Michael J. Fox’s burning desire to find a cure for his debilitating Parkinson’s disease got a giant boost with the birth of his fourth child by wife Tracy Pollan.
Esme Annabelle arrived at 7 pounds, 6 ounces at a New York hospital on November 3, giving the 40-year-old actor further resolve in his struggle, say friends.
“Michael will never quit, no matter how long the search or how weakened his illness might eventually make him,” a co-star from his hit TV series “Spin City” told The ENQUIRER.
“He said: ‘I have a new life now, a two-part existence — spending time with my kids and loving them, and using every moment to help Parkinson’s research.’ “
Michael was at the hospital when 41-year-old Tracy gave birth, a source revealed.
“He was encouraging Tracy, who had a difficult time with this child.
“Tears of joy ran down his face when the nurse eventually handed him his new daughter and he rocked her gently in his arms.
“Tracy looked on fondly from the bed as Michael and Esme got acquainted for the first time.
“Michael told me before the birth, ‘Unless they find a cure, I won’t be in good shape before my fourth child’s a teenager.

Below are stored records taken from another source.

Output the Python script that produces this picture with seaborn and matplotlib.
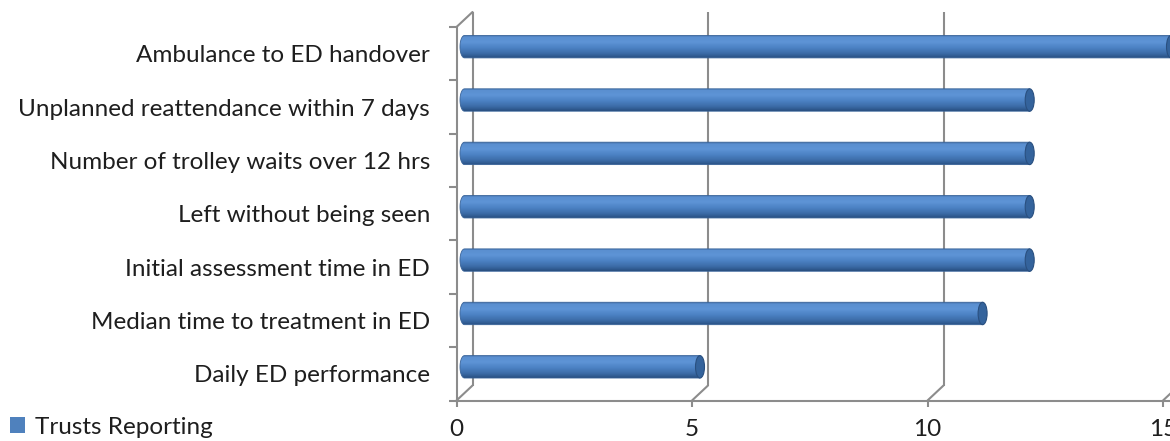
import numpy as np
import pandas as pd
import matplotlib
matplotlib.use("Agg")
import matplotlib.pyplot as plt
import matplotlib.patches as mpatches
from matplotlib.path import Path
from matplotlib.transforms import ScaledTranslation
from matplotlib.colors import LinearSegmentedColormap
import seaborn as sns

# ---- data -------------------------------------------------------------
categories = [
    "Ambulance to ED handover",
    "Unplanned reattendance within 7 days",
    "Number of trolley waits over 12 hrs",
    "Left without being seen",
    "Initial assessment time in ED",
    "Median time to treatment in ED",
    "Daily ED performance",
]
trusts_reporting = [15, 12, 12, 12, 12, 11, 5]
x_ticks = [0, 5, 10, 15]
series_name = "Trusts Reporting"

# ---- style ------------------------------------------------------------
sns.set_theme(style="white")
plt.rcParams["font.family"] = ["Lato", "DejaVu Sans"]

GRID = "#8c8c8c"
TEXT = "#1e1e1e"
BAR = "#4f81bd"
LINE_W = 1.5
FS = 17.5

W, H, DPI = 11.7, 4.41, 100
fig = plt.figure(figsize=(W, H), dpi=DPI)
fig.patch.set_facecolor("white")

# front plane of the 3-D box (pixels): left 457, bottom 400.5, top 27
left_px, bottom_px, top_px, right_px = 456.5, 400.5, 27, 1170
ax = fig.add_axes([left_px / 1170, (441 - bottom_px) / 441,
                   (right_px - left_px) / 1170, (bottom_px - top_px) / 441])
ax.set_facecolor("none")

df = pd.DataFrame({"measure": categories, "value": trusts_reporting})
sns.barplot(data=df, x="value", y="measure", orient="h", width=0.42,
            color=BAR, ax=ax, zorder=2)

ppx = 47.1                        # pixels per unit on x
xmax = (right_px - left_px) / ppx
ax.set_xlim(0, xmax)
ax.set_ylim(len(categories) - 0.5, -0.5)
ax.autoscale(False)
ppy = (bottom_px - top_px) / len(categories)

# depth offsets: bars sit mid-depth, gridlines on the back wall
bar_off = ax.transData + ScaledTranslation(8 / DPI, 7 / DPI, fig.dpi_scale_trans)
back_off = ax.transData + ScaledTranslation(16 / DPI, 15 / DPI, fig.dpi_scale_trans)

# ---- back wall / floor / side wall ------------------------------------
y0, y1 = -0.5, len(categories) - 0.5
for xv in x_ticks:
    ax.plot([xv, xv], [y0, y1], color=GRID, lw=LINE_W, transform=back_off,
            clip_on=False, zorder=0, solid_capstyle="butt")
    # floor diagonal from front axis to back wall
    ax.plot([xv, xv + 16 / ppx], [y1, y1 - 15 / ppy], color=GRID, lw=LINE_W,
            clip_on=False, zorder=0)
# top diagonal of the side wall
ax.plot([0, 16 / ppx], [y0, y0 - 15 / ppy], color=GRID, lw=LINE_W,
        clip_on=False, zorder=0)

# ---- cylinders --------------------------------------------------------
cyl = LinearSegmentedColormap.from_list(
    "cyl",
    [(0.0, "#3e6aa2"), (0.08, "#5a8fd0"), (0.3, "#5e94d6"),
     (0.55, "#4c82c4"), (0.8, "#3c6ca8"), (0.93, "#2f5a90"), (1.0, "#284d7c")])
grad = np.linspace(0, 1, 64).reshape(-1, 1)
rx = 4.5 / ppx                    # end-cap half width in data units

for bar in list(ax.patches):
    x0, yt = bar.get_x(), bar.get_y()
    w, h = bar.get_width(), bar.get_height()
    x1, yb, yc = x0 + w, yt + h, yt + h / 2
    bar.set_visible(False)

    # body outline: flat top/bottom, rounded on the left
    th = np.linspace(np.pi / 2, 3 * np.pi / 2, 30)
    arc = np.column_stack([x0 + rx * np.cos(th), yc - (h / 2) * np.sin(th)])
    verts = np.vstack([[[x0, yt], [x1, yt], [x1, yb], [x0, yb]], arc[::-1][1:],
                       [[x0, yt]]])
    body = mpatches.PathPatch(Path(verts), transform=bar_off, facecolor="none",
                              edgecolor="#39649a", lw=0.6, zorder=3,
                              clip_on=False)
    im = ax.imshow(grad, cmap=cyl, aspect="auto", origin="upper",
                   extent=(x0 - rx, x1, yb, yt), zorder=2, interpolation="bilinear")
    im.set_transform(bar_off)
    im.set_clip_path(body)
    ax.add_patch(body)

    # far end face
    cap = mpatches.Ellipse((x1, yc), 2 * rx, h, transform=bar_off,
                           facecolor="#34639c", edgecolor="#2a5080", lw=0.8,
                           zorder=4, clip_on=False)
    ax.add_patch(cap)

ax.set_xlim(0, xmax)
ax.set_ylim(len(categories) - 0.5, -0.5)

# ---- axes -------------------------------------------------------------
for s in ("top", "right"):
    ax.spines[s].set_visible(False)
for s in ("left", "bottom"):
    ax.spines[s].set_color(GRID)
    ax.spines[s].set_linewidth(LINE_W)
    ax.spines[s].set_zorder(1)

ax.set_xticks(x_ticks)
ax.set_xticklabels([str(v) for v in x_ticks], fontsize=FS, color=TEXT)
ax.tick_params(axis="x", which="major", bottom=True, length=4, width=LINE_W,
               color=GRID, pad=9.5, direction="out")

ax.set_yticks(range(len(categories)))
ax.set_yticklabels(categories, fontsize=FS, color=TEXT)
ax.set_yticks(np.arange(-0.5, len(categories), 1.0), minor=True)
ax.tick_params(axis="y", which="major", left=False, length=0, pad=19)
ax.tick_params(axis="y", which="minor", left=True, length=6, width=LINE_W,
               color=GRID, direction="out")
ax.set_xlabel("")
ax.set_ylabel("")
ax.grid(False)

# ---- legend -----------------------------------------------------------
handle = mpatches.Patch(facecolor=BAR, edgecolor="none", label=series_name)
fig.legend(handles=[handle], loc="center left",
           bbox_to_anchor=(10 / 1170, 1 - 427 / 441), frameon=False,
           fontsize=FS, handlelength=0.62, handleheight=0.62,
           handletextpad=0.42, borderpad=0, borderaxespad=0,
           labelcolor=TEXT)

fig.savefig("out.png", dpi=DPI, facecolor="white")
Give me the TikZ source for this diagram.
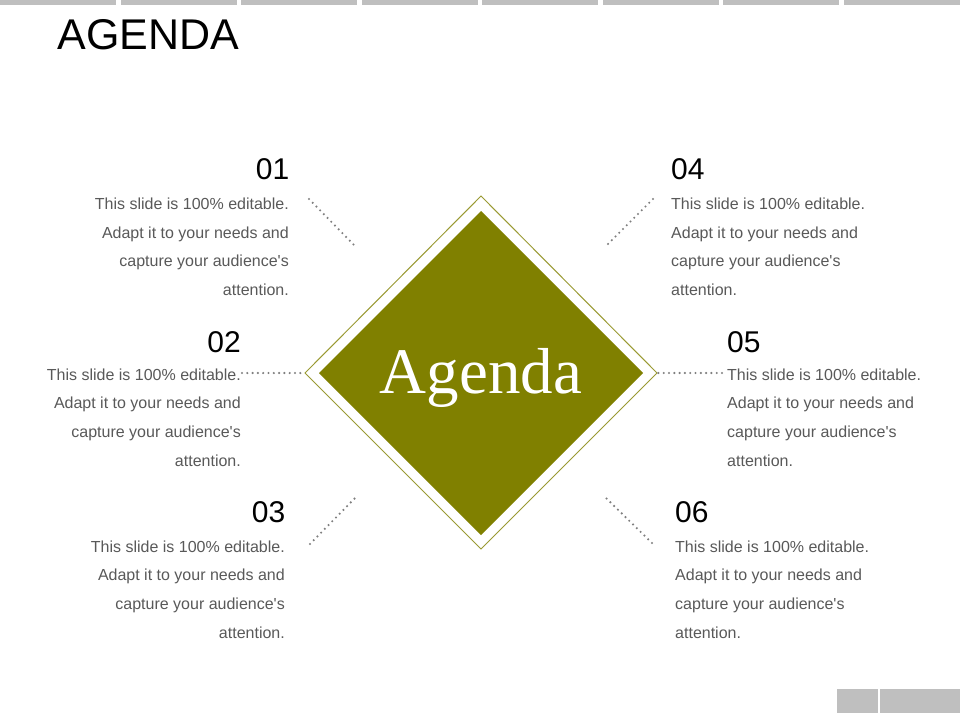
\documentclass[tikz,border=0pt]{standalone}
\usepackage{fontspec}
\setmainfont{Liberation Sans}
\newfontfamily\agsans{Liberation Sans}
\newfontfamily\agserif{Liberation Serif}
\definecolor{agolive}{HTML}{808000}
\definecolor{agbar}{HTML}{BFBFBF}
\definecolor{agtext}{HTML}{595959}
\definecolor{agdot}{HTML}{7F7F7F}
\newcommand{\agtextR}[1]{\begin{tabular}[t]{@{}r@{}}#1\end{tabular}}
\newcommand{\agtextL}[1]{\begin{tabular}[t]{@{}l@{}}#1\end{tabular}}
\tikzset{
  topbar/.style={fill=agbar},
  numlabel/.style={inner sep=0pt, font=\agsans\fontsize{30}{30}\selectfont, text=black},
  bodytext/.style={inner sep=0pt, font=\agsans\fontsize{16}{28.7}\selectfont, text=agtext},
  dotline/.style={agdot, line width=2.4pt, line cap=round, dash pattern=on 0pt off 5.3pt},
}
\begin{document}
\begin{tikzpicture}[x=1pt,y=-1pt]
\useasboundingbox[fill=white] (0,0) rectangle (960,720);
% top bar segments
\foreach \i in {0,...,7}
  \fill[topbar] ({\i*120.57},0) rectangle ({\i*120.57+116},4.7);
% bottom right boxes
\fill[topbar] (837,689) rectangle (878,713);
\fill[topbar] (880,689) rectangle (960,713);
% title
\node[anchor=base west, inner sep=0pt, font=\agsans\fontsize{43}{43}\selectfont] (title) at (57.5,49) {AGENDA};
% diamond
\draw[agolive!80, line width=1pt] (481,196) -- (657,373) -- (481,549) -- (305,373) -- cycle;
\fill[agolive] (481,211) -- (643,373) -- (481,535) -- (319,373) -- cycle;
\node[anchor=base, inner sep=0pt, text=white, font=\agserif\fontsize{65}{65}\selectfont] (center) at (481,393) {Agenda};
% numbers
\node[numlabel, anchor=base east] (n1) at (289.5,179.5) {01};
\node[numlabel, anchor=base east] (n2) at (241,352) {02};
\node[numlabel, anchor=base east] (n3) at (285.5,522.5) {03};
\node[numlabel, anchor=base west] (n4) at (671,179.5) {04};
\node[numlabel, anchor=base west] (n5) at (727,352) {05};
\node[numlabel, anchor=base west] (n6) at (675,522.5) {06};
% body texts
\node[bodytext, anchor=base east] (t1) at (289,209.5) {\agtextR{This slide is 100\% editable.\\Adapt it to your needs and\\capture your audience's\\attention.}};
\node[bodytext, anchor=base east] (t2) at (241,380) {\agtextR{This slide is 100\% editable.\\Adapt it to your needs and\\capture your audience's\\attention.}};
\node[bodytext, anchor=base east] (t3) at (285,552) {\agtextR{This slide is 100\% editable.\\Adapt it to your needs and\\capture your audience's\\attention.}};
\node[bodytext, anchor=base west] (t4) at (671,209.5) {\agtextL{This slide is 100\% editable.\\Adapt it to your needs and\\capture your audience's\\attention.}};
\node[bodytext, anchor=base west] (t5) at (727,380) {\agtextL{This slide is 100\% editable.\\Adapt it to your needs and\\capture your audience's\\attention.}};
\node[bodytext, anchor=base west] (t6) at (675,552) {\agtextL{This slide is 100\% editable.\\Adapt it to your needs and\\capture your audience's\\attention.}};
% dotted leader lines
\coordinate (c1a) at (309,199); \coordinate (c1b) at (355,246);
\coordinate (c4a) at (653,199); \coordinate (c4b) at (606,246);
\coordinate (c2a) at (242,373); \coordinate (c2b) at (302,373);
\coordinate (c5a) at (722,373); \coordinate (c5b) at (658,373);
\coordinate (c3a) at (310,544); \coordinate (c3b) at (357,496);
\coordinate (c6a) at (652,543); \coordinate (c6b) at (605,497);
\draw[dotline] (c1a) -- (c1b);
\draw[dotline] (c4a) -- (c4b);
\draw[dotline] (c2a) -- (c2b);
\draw[dotline] (c5a) -- (c5b);
\draw[dotline] (c3a) -- (c3b);
\draw[dotline] (c6a) -- (c6b);
\end{tikzpicture}
\end{document}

That thought shatters me, but it also makes me more determined than ever to do everything possible in search of that cure.’ “
Fox, 40, was diagnosed in 1991 with the crippling neurological disorder, but he kept it hidden from the public for seven years.

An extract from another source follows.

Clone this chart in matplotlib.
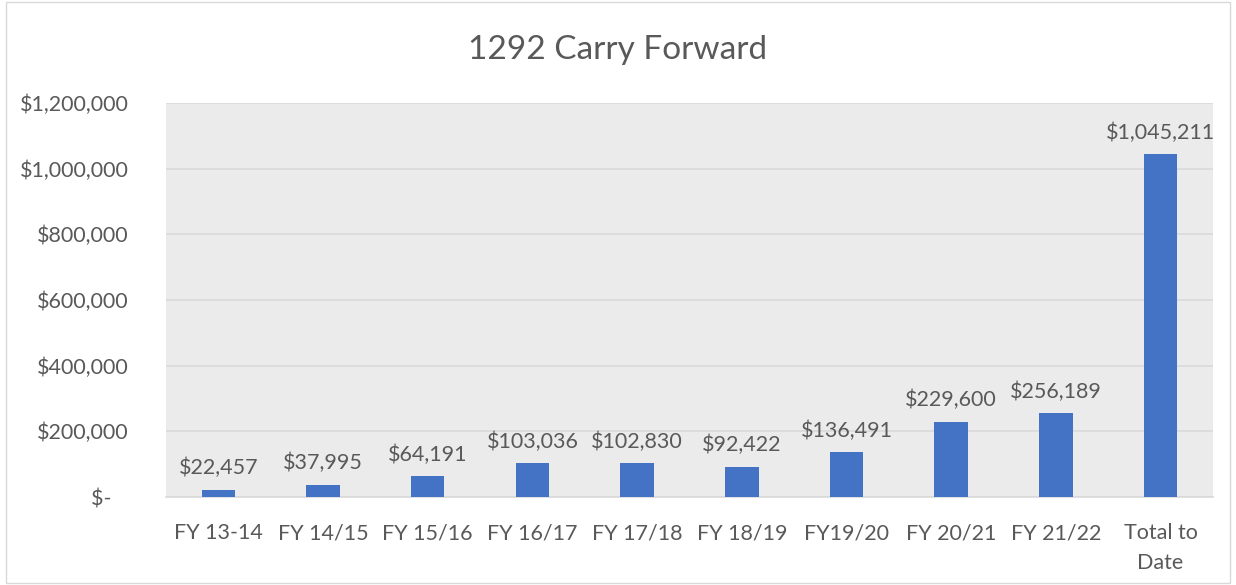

When he could no longer hide his tremors and jerky movements, he quit “Spin City” in May 2000 and started the Michael J. Fox Foundation for Parkinson’s Research.
“Michael is a brave risk-taker who will do whatever it takes to get better,” a friend declared.

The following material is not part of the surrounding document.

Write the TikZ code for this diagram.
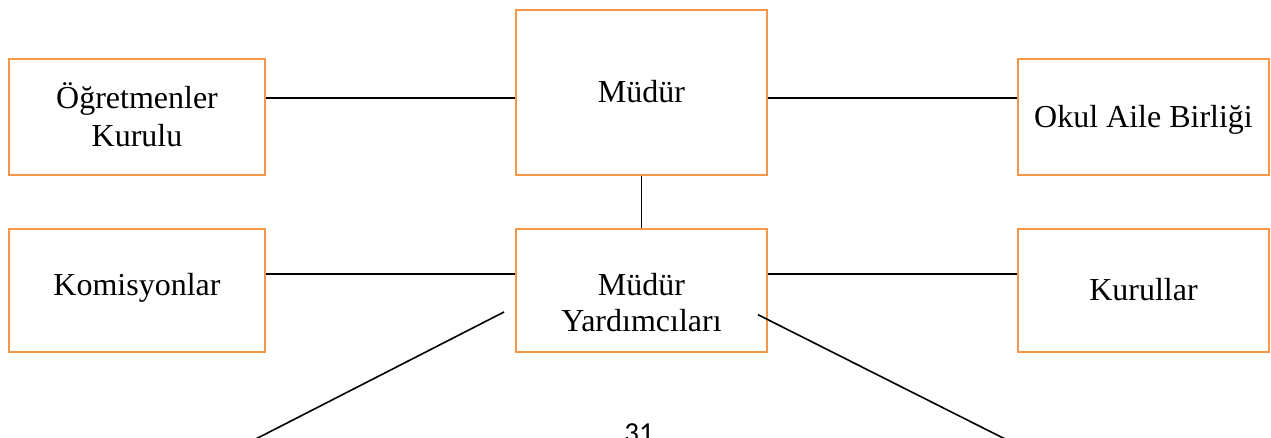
\documentclass[tikz,border=0pt]{standalone}
\usepackage{fontspec}
\setmainfont{Liberation Serif}
\newfontfamily\pagenumfont{Carlito}
\definecolor{boxorange}{HTML}{F79646}
\begin{document}
\begin{tikzpicture}[x=1pt,y=-1pt,
  orgbox/.style={draw=boxorange, line width=1.8pt, rectangle, inner sep=0pt},
  lbl/.style={font=\fontsize{32}{38}\selectfont, inner sep=0pt, anchor=base},
  link/.style={draw=black, line width=1.6pt}]
\useasboundingbox[fill=white] (0,0) rectangle (1271,438);
% boxes
\node[orgbox, minimum width=256pt, minimum height=116pt] (ogr) at (137,117) {};
\node[orgbox, minimum width=251pt, minimum height=165pt] (mudur) at (641.5,92.5) {};
\node[orgbox, minimum width=251pt, minimum height=116pt] (okul) at (1143.5,117) {};
\node[orgbox, minimum width=256pt, minimum height=123pt] (kom) at (137,290.5) {};
\node[orgbox, minimum width=251pt, minimum height=123pt] (my) at (641.5,290.5) {};
\node[orgbox, minimum width=251pt, minimum height=123pt] (kur) at (1143.5,290.5) {};
% texts
\node[lbl] (ogrT) at (137,109) {\begin{tabular}[t]{@{}c@{}}Öğretmenler\\Kurulu\end{tabular}};
\node[lbl] (mudurT) at (641.5,103) {Müdür};
\node[lbl] (okulT) at (1143.5,128) {Okul Aile Birliği};
\node[lbl] (komT) at (137,295) {Komisyonlar};
\node[lbl] (myT) at (641.5,295) {\begin{tabular}[t]{@{}c@{}}Müdür\\[-2pt]Yardımcıları\end{tabular}};
\node[lbl] (kurT) at (1143.5,301) {Kurullar};
\node[inner sep=0pt, anchor=base, font=\pagenumfont\fontsize{29}{34}\selectfont] (pageno) at (639,442.5) {31};
% connectors
\draw[link] ([yshift=19pt]ogr.east) -- ([yshift=-5.5pt]mudur.west);
\draw[link] ([yshift=-5.5pt]mudur.east) -- ([yshift=19pt]okul.west);
\draw[link] (mudur.south) -- (my.north);
\draw[link] ([yshift=16.5pt]kom.east) -- ([yshift=16.5pt]my.west);
\draw[link] ([yshift=16.5pt]my.east) -- ([yshift=16.5pt]kur.west);
\coordinate (dlA) at (504,312);
\coordinate (dlB) at (246,444);
\coordinate (drA) at (758,314.7);
\coordinate (drB) at (1015,444);
\draw[link] (dlA) -- (dlB);
\draw[link] (drA) -- (drB);
\end{tikzpicture}
\end{document}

“He was tormented earlier this year, when Tracy’s pregnancy was confirmed, about whether he should keep looking for experimental treatments or play it safe.
Fox is writing a book about his battle with Parkinson’s, “Lucky Man,” which is due out in April.
“His feeling was that if he does nothing, he’ll never be able to be a fully functioning dad for Esme, along with his 6-year-old twin daughters Aquinnah and Schuyler and his 12-year-old son Sam.
“Yet if he takes a big risk and it backfires, that could cripple him so badly that he’d never experience the joys of normal fatherhood.
“Michael’s attitude is to just keep pushing on — because sitting back and waiting for things to change won’t accomplish anything.”
When President Bush approved limited federal funding of embryonic stem cell research on August 10, Fox was quick to applaud — because cell replacement therapy shows great promise in attacking Parkinson’s disease.
Said a spokesman for his foundation: “Fox wholeheartedly believes that if there is a concentrated effort, researchers can pinpoint the cause of Parkinson’s and uncover a cure by 2010.”